Now it's time to write the evaluation loop:

import torch

def run_evaluation(test_dl):
    model.eval()
    with torch.no_grad():
        for batch in test_dl:
            # generate predictions one by one
            preds = model.generate(
                input_ids=batch['input_ids'],
                attention_mask=batch['attention_mask'],
                max_length=max_length,
            )
            
            # convert target labels and predictions to text format for computing the metric
            preds, labels = process_preds_and_labels(preds, batch['labels'])
            # add the target labels and predictions of this batch to metric calculator
            metric.add_batch(predictions=preds, references=labels)

As you can see, we used the model.generate() method to mimic how the model will generate in the real world.

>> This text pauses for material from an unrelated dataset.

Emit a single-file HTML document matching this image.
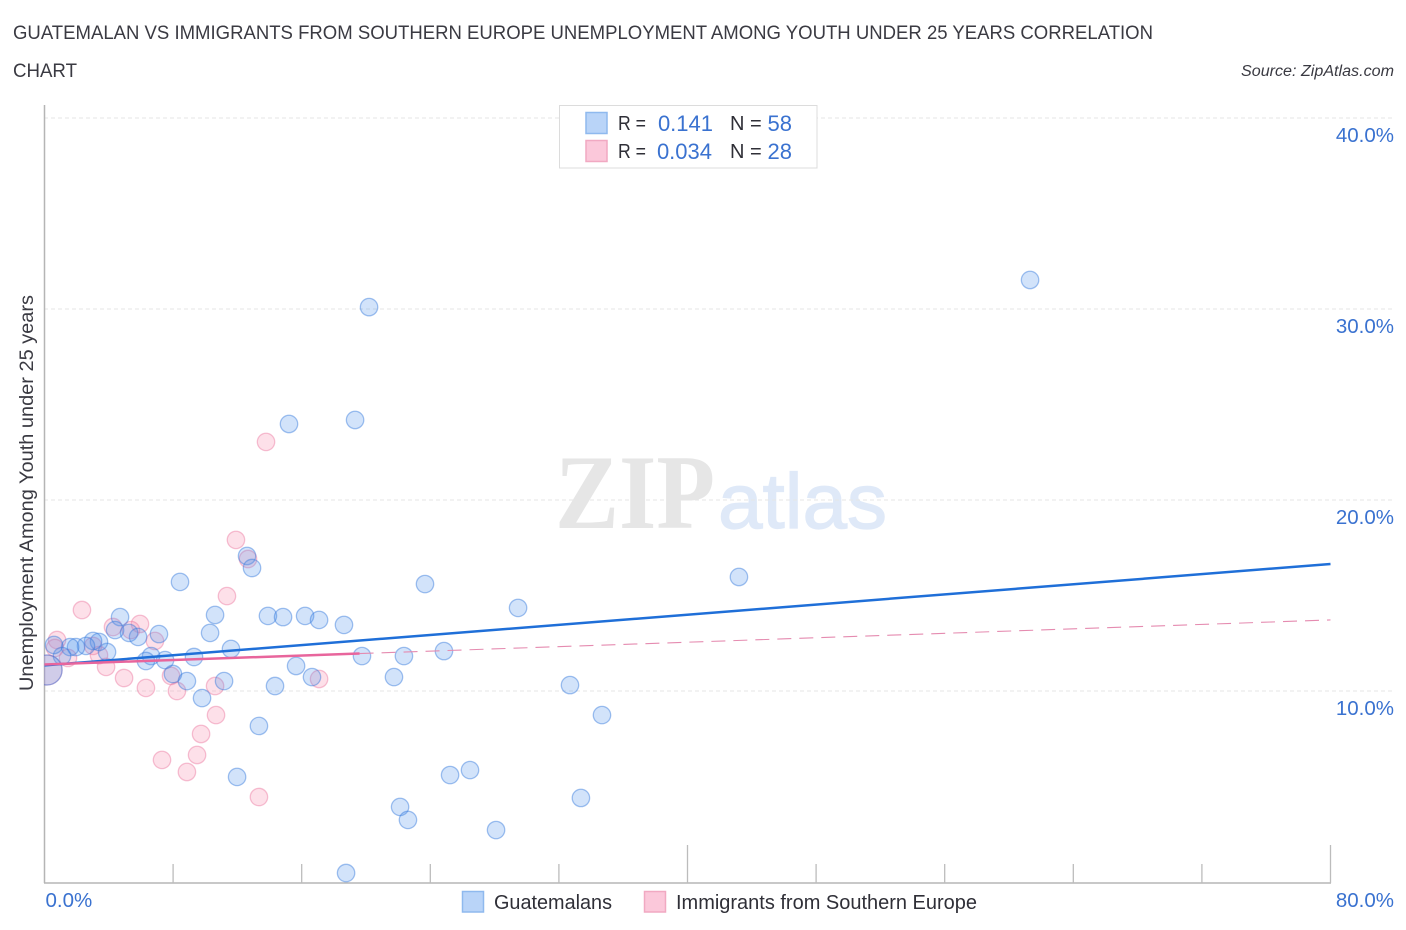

Let's train the model for 3 epochs:

epochs = 3

for epoch in range(epochs):
    run_training(train_dl)
    run_evaluation(test_dl)

    # calculate BLEU score on test set
    test_acc = metric.compute()['score']
    
    # save the model at the end of epoch
    torch.save(model.state_dict(), f"model-v{epoch}.pt")
    print(f"epoch: {epoch} test_acc: {test_acc}")

Testing the model

Let's test the model with one example from our test set:

# testing data
sample = split_datasets['test'][0]['translation']
inputs = sample['en']
label = sample['fr']

inputs = tokenizer(inputs, return_tensors='pt')
out = model.generate(**inputs)

# convert token ids to string
with tokenizer.as_target_tokenizer():
    decoded_out = tokenizer.decode(out[0], skip_special_tokens=True)

print("Label: \n", label)
print("Prediction: \n", decoded_out)

Output:

Label: 
 Il est possible que la BNS reconnaisse ce que les autres banques centrales font sans le dire.

Prediction: 
 Il se peut que la BNS reconnaisse simplement ce que les autres banques centrales ne font pas.

The words are not exactly the same, but they have the same meaning when translated to english using Google translate.

Wohoo!! We have a working machine translator🔥.